There are tributes on the graves.

...................................................................
Notes from our logs, miscellany- that's all
Sighetu Marmetiei - Museum of Arrested Thought -
One of the old political prisons. Is it being used again?

Vast gap between rich and poor,
Profits vs. environmental preservation,
Industry vs. horrid smog; similar issues as here.
Are any of us paying attention?

On rural, more positive side,
Haystacks - engineering feats
Impossibly high spires
Great carved wooden gates at entryways to compounds.
Cows filing down from the pasture at evening,
Each peeling off to its own road
And standing by its own gate
To be let in.

Playing pool at Hotel Dracula.
Hokey but fabulously located in mid-major-hiking area.
Wilds.

Ladies in remote town
Where we found old fortified German church
Offering us
Use of their outhouse.
Thank you.

Cows of the household


The cows coming down from pasture in the evening are often in single file, or double, coming through the village. Each weaves off at the home street, lumbers and sways down the center or the side, and stops at the gate of its household, and just waits for someone to open the gate.
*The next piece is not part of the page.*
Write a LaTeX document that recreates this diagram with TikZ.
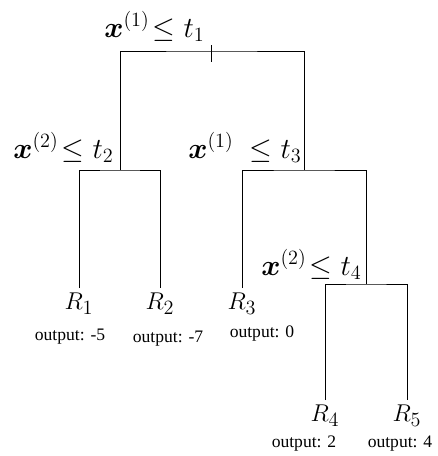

Once, Dan was taking a picture of something else, in the dirt road, not too far from our pensione when a tan one made its way slowly right toward him. Much surprise, no harm, no threat, but the idea of a partnership with one's cows, completes a circle of life somehow. No adversarial profitleeching, downer-torturing feed lot. We don't have all the answers.

Cabbage market at the crossroads - ciorba and recipes

Try the ciorba, a sweet-sour cabbage soup. Go to mcgees.com/kitchen/recipes/soupsand/ss109801. Cabbage in many things.
And stuffed cabbage. bitsyskitchen.com/romanian1. This includes Vegeta, a seasoned salt with bits of dried veg, also part of Western Balkans (Bosnia, Croatia) cooking, and available in our markets in the international foods sections. I use it now almost daily - even in eggs. There is msg in it, though.

Lost. Fog coming. Suddenly lifted and we were in the middle of a large cabbage line of trucks, extending all four ways at a crossroads on the way to Targoviste. Much bartering, selling, moving about as it got dark. Trucks piled high.

One to wash, one to wear, one for spare: plus:

Ladies: lightweight, fast-dry; basically one to wash, one to wear, and one for spare.
One lightweight duffel-backpack, with extra nylon empty duffel inside.
Two synthetic long pants, black, tan; and belt.
One pair black jeans.
One black wind-rain top with hood.
One fleece jacket.
Two synthetic turtlenecks, black and gray.
Two cashmere pullovers, black and gray.
Two short sleeve synthetic T's, red and black.
One pair hiking boots.
One pair black nubuck pull-ons, like clogs with heel-backs.
One light black flats - double as slippers, eating out
One camel skirt, long-ish, in case Orthodox monasteries required (needed in Greece, but not in Romania after all).
One wool watch cap.
One pair gloves.
Three pairs socks; one pair knee-hose.
Three pairs underwear, tops and bots.
One lightweight robe, for trekking to bath, and one nightgown. Minimal jams and jellies.